A subunit of the enzyme soluble guanylyl cyclase (sGC) that is well known to be activated by nitric oxide is encoded by GUCY1A. The second mutation was found in the gene CCT7 which encodes a chaperone protein required for proper folding of newly synthetized cellular proteins. In a cell-based approach, we demonstrated in cooperation with cellular biologists (Frank Kaiser from the Institute of Human Genetics of the University of Lübeck and Doris Koesling from the Institute of Pharmacology and Toxicology of the University of Bochum) that lack of this chaperone protein reduces the cellular amount of sGC resulting in loss of sGC function. Thus, both proteins are required for intact nitric oxide signalling. An important target of nitric oxide signalling are platelets in which aggregation is inhibited by this intercellular messenger. These cells can be easily isolated from the blood and, indeed, were found to be non-responsive to nitric oxide stimulation due to a substantial reduction of sGC protein levels in family members carrying both mutations. Likewise, all family members carrying both mutations developed coronary disease. Reversing this defect may provide a new therapeutic target for reducing the risk of myocardial infarction.
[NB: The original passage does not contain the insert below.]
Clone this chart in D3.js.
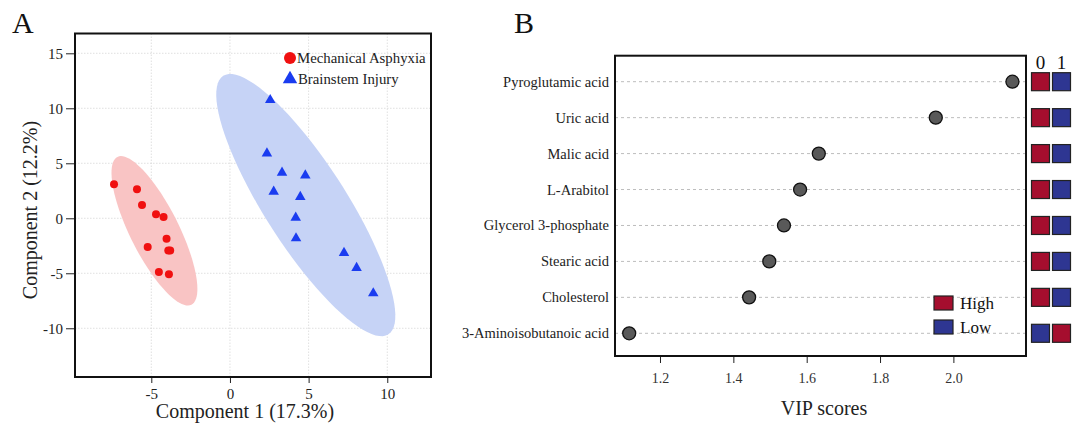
<!DOCTYPE html>
<html>
<head>
<meta charset="utf-8">
<script src="https://cdn.jsdelivr.net/npm/d3@7"></script>
<style>
  body { margin: 0; background: #fff; }
  svg { font-family: "Liberation Serif", "Times New Roman", serif; }
</style>
</head>
<body>
<svg id="chart" width="1073" height="432"></svg>
<script>
// PLS-DA scores (panel A)
const asphyxiaX = [-7.37, -5.91, -5.59, -4.70, -4.22, -4.03, -5.23, -3.92, -3.80, -4.52, -3.88];
const asphyxiaY = [3.09, 2.64, 1.21, 0.36, 0.12, -1.85, -2.61, -2.94, -2.94, -4.88, -5.09];
const brainstemX = [2.56, 2.35, 3.31, 4.79, 2.78, 4.47, 4.18, 4.20, 7.25, 8.05, 9.11];
const brainstemY = [10.75, 5.90, 4.15, 3.90, 2.42, 1.94, 0.06, -1.82, -3.15, -4.51, -6.82];
// confidence ellipses: centre + two semi-axis vectors, in data units
const asphyxiaEllipse = { cx: -4.80, cy: -1.14, ax: 2.35, ay: -6.72, bx: 1.39, by: 0.99 };
const brainstemEllipse = { cx: 4.82, cy: 1.20, ax: 5.25, ay: -11.75, bx: 2.20, by: 2.00 };
const scoreTicks = [-10, -5, 0, 5, 10, 15];
const scoreXTicks = [-5, 0, 5, 10];

// VIP scores (panel B)
const metabolites = ["Pyroglutamic acid", "Uric acid", "Malic acid", "L-Arabitol",
  "Glycerol 3-phosphate", "Stearic acid", "Cholesterol", "3-Aminoisobutanoic acid"];
const vipScores = [2.161, 1.952, 1.633, 1.582, 1.538, 1.498, 1.443, 1.116];
const group0 = ["High", "High", "High", "High", "High", "High", "High", "Low"];
const group1 = ["Low", "Low", "Low", "Low", "Low", "Low", "Low", "High"];
const vipTicks = [1.2, 1.4, 1.6, 1.8, 2.0];

const svg = d3.select("#chart");
const serif = "Liberation Serif";

// ---------- Panel A ----------
const ax = d3.scaleLinear().domain([-9.85, 12.78]).range([75, 431]);
const ay = d3.scaleLinear().domain([-14.43, 16.8]).range([377, 33.5]);

const gA = svg.append("g");

// dotted grid
gA.selectAll("line.gx").data(scoreXTicks).enter().append("line")
  .attr("x1", d => ax(d)).attr("x2", d => ax(d))
  .attr("y1", ay.range()[0]).attr("y2", ay.range()[1])
  .attr("stroke", "#d8d8d8").attr("stroke-width", 0.8).attr("stroke-dasharray", "1.5,1.5");
gA.selectAll("line.gy").data(scoreTicks).enter().append("line")
  .attr("x1", ax.range()[0]).attr("x2", ax.range()[1])
  .attr("y1", d => ay(d)).attr("y2", d => ay(d))
  .attr("stroke", "#d8d8d8").attr("stroke-width", 0.8).attr("stroke-dasharray", "1.5,1.5");

function ellipsePath(e) {
  const pts = d3.range(0, 361, 4).map(deg => {
    const t = deg * Math.PI / 180;
    return [ax(e.cx + Math.cos(t) * e.ax + Math.sin(t) * e.bx),
            ay(e.cy + Math.cos(t) * e.ay + Math.sin(t) * e.by)];
  });
  return d3.line().curve(d3.curveLinearClosed)(pts);
}
gA.append("path").attr("d", ellipsePath(asphyxiaEllipse)).attr("fill", "#f9c4c4");
gA.append("path").attr("d", ellipsePath(brainstemEllipse)).attr("fill", "#c6d3f6");

gA.selectAll("circle.ma").data(asphyxiaX).enter().append("circle")
  .attr("cx", d => ax(d)).attr("cy", (d, i) => ay(asphyxiaY[i]))
  .attr("r", 4).attr("fill", "#f01010");

const tri = d3.symbol().type(d3.symbolTriangle).size(48);
gA.selectAll("path.bi").data(brainstemX).enter().append("path")
  .attr("d", tri)
  .attr("transform", (d, i) => `translate(${ax(d)},${ay(brainstemY[i])})`)
  .attr("fill", "#1a3cf0");

// axes (plain hyphen for negatives, like the original)
const axisA_y = gA.append("g").attr("transform", `translate(75,0)`)
  .call(d3.axisLeft(ay).tickValues(scoreTicks).tickFormat(d => String(d)).tickSize(9).tickPadding(3));
const axisA_x = gA.append("g").attr("transform", `translate(0,377)`)
  .call(d3.axisBottom(ax).tickValues(scoreXTicks).tickFormat(d => String(d)).tickSize(6).tickPadding(5));
[axisA_y, axisA_x].forEach(a => {
  a.attr("font-family", serif).attr("font-size", 15);
  a.select(".domain").remove();
  a.selectAll("text").attr("fill", "#222");
  a.selectAll("line").attr("stroke", "#222");
});
gA.append("rect").attr("x", 75).attr("y", 33.5).attr("width", 356).attr("height", 343.5)
  .attr("fill", "none").attr("stroke", "#111").attr("stroke-width", 2);

gA.append("text").attr("x", 245).attr("y", 418).attr("text-anchor", "middle")
  .attr("font-size", 20).attr("fill", "#222").text("Component 1 (17.3%)");
gA.append("text").attr("transform", "translate(37,210) rotate(-90)").attr("text-anchor", "middle")
  .attr("font-size", 20).attr("fill", "#222").text("Component 2 (12.2%)");

// legend
gA.append("circle").attr("cx", 290).attr("cy", 58).attr("r", 6).attr("fill", "#f01010");
gA.append("text").attr("x", 297).attr("y", 63).attr("font-size", 14.8).attr("fill", "#222")
  .text("Mechanical Asphyxia");
gA.append("path").attr("d", d3.symbol().type(d3.symbolTriangle).size(90))
  .attr("transform", "translate(290,79)").attr("fill", "#1a3cf0");
gA.append("text").attr("x", 298).attr("y", 84).attr("font-size", 14.8).attr("fill", "#222")
  .text("Brainstem Injury");

svg.append("text").attr("x", 12).attr("y", 33).attr("font-size", 30).attr("fill", "#111").text("A");

// ---------- Panel B ----------
const bx = d3.scaleLinear().domain([1.0773, 2.198]).range([615, 1026]);
const by = d3.scalePoint().domain(metabolites).range([81.7, 333.3]);
const heatColor = { High: "#a50e2e", Low: "#2e3692" };

const gB = svg.append("g");

gB.selectAll("line.row").data(metabolites).enter().append("line")
  .attr("x1", 615).attr("x2", 1026)
  .attr("y1", d => by(d)).attr("y2", d => by(d))
  .attr("stroke", "#bdbdbd").attr("stroke-width", 1).attr("stroke-dasharray", "3,3");

gB.selectAll("circle.vip").data(vipScores).enter().append("circle")
  .attr("cx", d => bx(d)).attr("cy", (d, i) => by(metabolites[i]))
  .attr("r", 6.5).attr("fill", "#595959").attr("stroke", "#111").attr("stroke-width", 1.3);

gB.selectAll("text.lab").data(metabolites).enter().append("text")
  .attr("x", 609).attr("y", d => by(d) + 5).attr("text-anchor", "end")
  .attr("font-size", 14.5).attr("fill", "#222").text(d => d);

const axisB = gB.append("g").attr("transform", "translate(0,356)")
  .call(d3.axisBottom(bx).tickValues(vipTicks).tickFormat(d3.format(".1f")).tickSize(7).tickPadding(10));
axisB.attr("font-family", serif).attr("font-size", 14);
axisB.select(".domain").remove();
axisB.selectAll("text").attr("fill", "#333");
axisB.selectAll("line").attr("stroke", "#222");

gB.append("rect").attr("x", 615).attr("y", 55.7).attr("width", 411).attr("height", 300.3)
  .attr("fill", "none").attr("stroke", "#111").attr("stroke-width", 2);

gB.append("text").attr("x", 824).attr("y", 415).attr("text-anchor", "middle")
  .attr("font-size", 20).attr("fill", "#222").text("VIP scores");

// heat strip
const cols = [group0, group1];
const colX = [1031.5, 1052.5];
cols.forEach((col, c) => {
  gB.selectAll(`rect.h${c}`).data(col).enter().append("rect")
    .attr("x", colX[c]).attr("y", (d, i) => by(metabolites[i]) - 9)
    .attr("width", 18).attr("height", 18)
    .attr("fill", d => heatColor[d]).attr("stroke", "#222").attr("stroke-width", 1.2);
  gB.append("text").attr("x", colX[c] + 9).attr("y", 69).attr("text-anchor", "middle")
    .attr("font-size", 19).attr("fill", "#111").text(c);
});

// High / Low legend
[["High", 303], ["Low", 327]].forEach(([k, y]) => {
  gB.append("rect").attr("x", 934).attr("y", y - 7).attr("width", 19).attr("height", 14)
    .attr("fill", heatColor[k]).attr("stroke", "#222").attr("stroke-width", 1.2);
  gB.append("text").attr("x", 960).attr("y", y + 6).attr("font-size", 17).attr("fill", "#111").text(k);
});

svg.append("text").attr("x", 514).attr("y", 33).attr("font-size", 30).attr("fill", "#111").text("B");
</script>
</body>
</html>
The importance of the nitric oxide signalling pathway on the functional level was verified by a cooperation with Cor de Wit, a physiologist from the Institute of Physiology of the University of Lübeck, who demonstrated accelerated platelet aggregation in mice deficient for this critical subunit of the sGC. The finding in the mice which mimicks the situation in double mutation carriers may provide the mechanistic link between dysfunctional nitric oxide signalling and myocardial infarction since platelet aggregation and thrombus formation may be unopposed in affected individuals rendering them prone for this fatal disease.
Interestingly, genetic data of more than 30.000 MI patients and 80.000 controls pulled together from the international consortium CARDIoGRAM provide evidence that not only very rare mutations in GUCY1A3 lead to MI but also common variants in this gene increases MI risk substantially.